Hey White Feminists: Don't Forget About Women Of Color

Culture
By Danielle Paradis

To those who bother with the matter at all know that it’s not really a secret that feminism has an exclusion problem. Pauline Terrelonge Stone writes in “Feminists Consciousness and Black Women” that racism is so ingrained in American culture and so entrenched among white women that black females have been reluctant to admit that anything affecting the white female could also affect them.” The cries of exclusion and marginalization are prevalent even while they are ignored. We need to acknowledge that uncomfortable fact and work within that discomfort to create change.

If you’re wondering why this has come up again during a recent presentation at Netroots Nation 13 (NN13), feminist icon Amamda Marcotte fell into a pattern that is all too commonly occurring in white feminism — namely in a very white-washed presentation where she seemed to have forgot to mention or portray the existence of women of color in feminism. While the marginalization of women of color is a systemic problem that stretches back all the way to the white supremacy view of the suffragettes and Marcotte is not the whole problem it is insulting and problematic to think that she would use a stock photo of an "African American woman holding keys" rather than a real picture of a feminist of color such as bell hooks, Audre Lorde, or Kimberlé Crenshaw the creator of intersectionality. This problem as I have said before is not new, and not the fault of a specific person but an entire social structure that remains as Margaret Simons once wrote, a schism in the sisterhood.

Jenifer Daniels attended the NN13 conference and spoke on a panel Called #AskASista. She also watched Marcotte’s presentation. In an email interview she says she wasn’t surprised by it. “not a few hours before (at NN13) Zerlina led a session with the speaker of the house, #AskaSista trended #2 (only behind a promoted tweet), and black women really stepped up to the plate to show their collective power. Yet, when Amanda spoke: not a mention.” Daniels mentions that despite the visibility of #femfuture there is still a lot to be desires. Says Daniels, “we just need feminist to understand that there is an intersection and many WOC see themselves as womanists — still fighting for the right to be heard and included.”

Feminist theorists have drawn extensively on racism as an analogy to sexism and often borrowed language from the Civil Rights era. There’s an assumption among theorists that to struggle against sexism means to struggle against racism. Yet there is often a noticeable lack of minority members. Racialicious pointed out that no matter how successful women of color are, like the First Lady Michelle Obama, or Rihanna, or Beyonce, society will remind you that you aren’t good enough — and feminism will pile on using policing behavior. Beyonce was flamed because of her "provocative dress" and some indignant white feminists declared her not a feminist.

It is in this context which Marcotte’s assertions and outrage at being critiqued for lack of inclusiveness are problematic. A certain amount of conscientiousness is needed in mainstream feminism that is lacking, and it only further alienates members of the sisterhood when the criticism falls on deaf ears.

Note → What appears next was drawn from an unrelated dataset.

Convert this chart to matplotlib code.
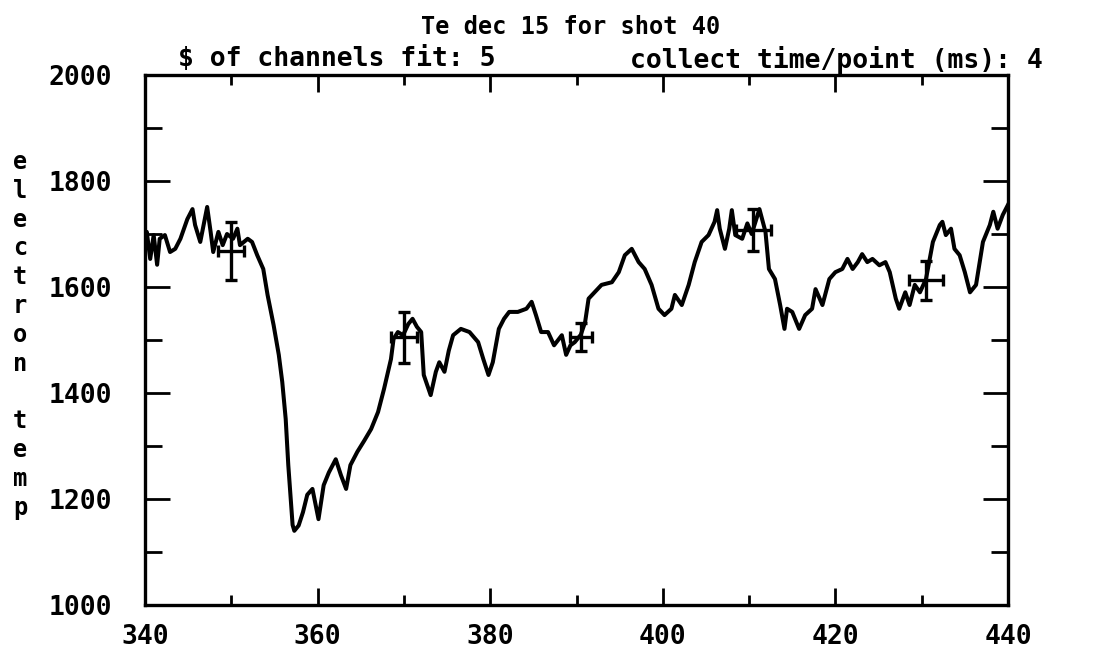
import matplotlib
matplotlib.use("Agg")
import matplotlib.pyplot as plt
from matplotlib.ticker import MultipleLocator

# electron temperature trace, shot 40
time_ms = [
    340.0, 340.2, 340.6, 341.0, 341.4, 341.7, 342.3, 342.9, 343.5, 344.1,
    344.9, 345.5, 345.8, 346.4, 346.7, 347.2, 347.6, 347.9, 348.5, 349.0,
    349.5, 350.2, 350.7, 351.0, 351.9, 352.4, 353.0, 353.7, 354.2, 354.9,
    355.5, 355.9, 356.3, 356.6, 357.1, 357.3, 357.8, 358.3, 358.8, 359.4,
    360.1, 360.7, 361.3, 362.1, 362.7, 363.3, 363.8, 364.6, 365.4, 366.2,
    367.0, 367.7, 368.5, 368.8, 369.3, 369.9, 370.5, 371.0, 371.5, 372.0,
    372.3, 373.1, 373.7, 374.1, 374.7, 375.2, 375.7, 376.6, 377.6, 378.6,
    379.2, 379.8, 380.3, 381.0, 381.6, 382.2, 383.2, 384.2, 384.8, 385.3,
    385.9, 386.7, 387.4, 388.3, 388.8, 389.3, 389.8, 390.5, 391.0, 391.4,
    392.1, 392.9, 394.1, 394.9, 395.6, 396.4, 397.2, 397.9, 398.7, 399.5,
    400.2, 401.0, 401.4, 402.2, 403.0, 403.7, 404.5, 405.3, 406.0, 406.3,
    406.6, 407.2, 407.7, 408.0, 408.4, 409.2, 409.8, 410.3, 411.2, 411.9,
    412.3, 413.0, 413.6, 414.1, 414.4, 415.0, 415.8, 416.5, 417.3, 417.7,
    418.5, 419.3, 420.0, 420.8, 421.4, 422.0, 422.6, 423.1, 423.7, 424.3,
    425.1, 425.8, 426.3, 427.0, 427.4, 428.1, 428.6, 429.2, 429.8, 430.5,
    431.3, 432.1, 432.4, 432.8, 433.4, 433.8, 434.4, 435.0, 435.6, 436.3,
    437.1, 437.9, 438.3, 438.8, 439.4, 440.0,
]
te = [
    1690, 1704, 1653, 1698, 1642, 1691, 1698, 1666, 1672, 1691,
    1728, 1747, 1717, 1685, 1710, 1751, 1704, 1666, 1704, 1679,
    1700, 1691, 1710, 1679, 1691, 1685, 1660, 1634, 1585, 1528,
    1472, 1421, 1351, 1264, 1151, 1140, 1150, 1175, 1208, 1219,
    1162, 1226, 1250, 1275, 1245, 1219, 1264, 1289, 1310, 1332,
    1364, 1408, 1464, 1502, 1515, 1509, 1530, 1540, 1525, 1515,
    1434, 1396, 1440, 1458, 1440, 1480, 1509, 1521, 1515, 1496,
    1464, 1434, 1458, 1521, 1540, 1553, 1553, 1559, 1572, 1547,
    1515, 1515, 1490, 1509, 1472, 1490, 1496, 1510, 1534, 1578,
    1590, 1604, 1609, 1628, 1660, 1672, 1647, 1634, 1604, 1559,
    1547, 1559, 1585, 1566, 1604, 1647, 1685, 1698, 1723, 1745,
    1710, 1672, 1710, 1745, 1698, 1691, 1720, 1700, 1747, 1704,
    1634, 1615, 1566, 1521, 1559, 1553, 1521, 1547, 1559, 1596,
    1566, 1615, 1628, 1634, 1653, 1634, 1647, 1662, 1647, 1653,
    1641, 1647, 1628, 1578, 1559, 1590, 1566, 1604, 1590, 1615,
    1685, 1717, 1723, 1698, 1710, 1672, 1660, 1628, 1590, 1604,
    1685, 1717, 1742, 1710, 1736, 1755,
]

# fitted points with error bars
fit_t = [350.0, 370.0, 390.5, 410.5, 430.5]
fit_te = [1668, 1505, 1506, 1708, 1613]
fit_dte = [55, 48, 27, 40, 37]
fit_dt = [1.5, 1.5, 1.3, 2.0, 2.0]

title = "Te dec 15 for shot 40"
sub_left = "$ of channels fit: 5"
sub_right = "collect time/point (ms): 4"
ylabel = "electron temp"

FONT = "DejaVu Sans Mono"

fig = plt.figure(figsize=(10.93, 6.62), dpi=100, facecolor="white")
ax = fig.add_axes([0.1327, 0.0861, 0.7895, 0.8006])

ax.plot(time_ms, te, color="black", lw=2.9, solid_joinstyle="round")
ax.errorbar(fit_t, fit_te, yerr=fit_dte, xerr=fit_dt, fmt="none",
            ecolor="black", elinewidth=2.4, capsize=4, capthick=2.4)

ax.set_xlim(340, 440)
ax.set_ylim(1000, 2000)
ax.xaxis.set_major_locator(MultipleLocator(20))
ax.xaxis.set_minor_locator(MultipleLocator(10))
ax.yaxis.set_major_locator(MultipleLocator(200))
ax.yaxis.set_minor_locator(MultipleLocator(100))

ax.tick_params(which="both", direction="in", top=True, right=True,
               color="black", width=2)
ax.tick_params(axis="x", which="major", length=12, pad=14)
ax.tick_params(axis="x", which="minor", length=7)
ax.tick_params(axis="y", which="major", length=18, pad=24)
ax.tick_params(axis="y", which="minor", length=12)

for lab in ax.get_xticklabels() + ax.get_yticklabels():
    lab.set_fontfamily(FONT)
    lab.set_fontweight("bold")
    lab.set_fontsize(19)

for sp in ax.spines.values():
    sp.set_linewidth(2.4)

fig.text(0.522, 0.978, title, ha="center", va="top", family=FONT,
         weight="bold", fontsize=17)
fig.text(0.163, 0.93, sub_left, ha="left", va="top", family=FONT,
         weight="bold", fontsize=19)
fig.text(0.576, 0.93, sub_right, ha="left", va="top", family=FONT,
         weight="bold", fontsize=19)

# vertical stacked axis label
for i, ch in enumerate(ylabel):
    y_px = 162 + i * 28.8
    fig.text(20 / 1093, 1 - y_px / 662, ch, ha="center", va="center",
             family=FONT, weight="bold", fontsize=17)

fig.savefig("out.png", dpi=100, facecolor="white")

Daniels speaks only for herself of course but her words ring profoundly, “I am new to the online world of feminism. I grew up in Detroit with a mother who loved Angela Davis and typed 'young, gifted and black' on a dot matrix printer to tape up on my wall. I always knew who I was and whose I was. I didn't even know that feminism was a term until college but I always knew that I was that. [Growing up] my role model was Linda Carter because I thought wonder woman was so bad ass. Why can't we all be wonder woman together?”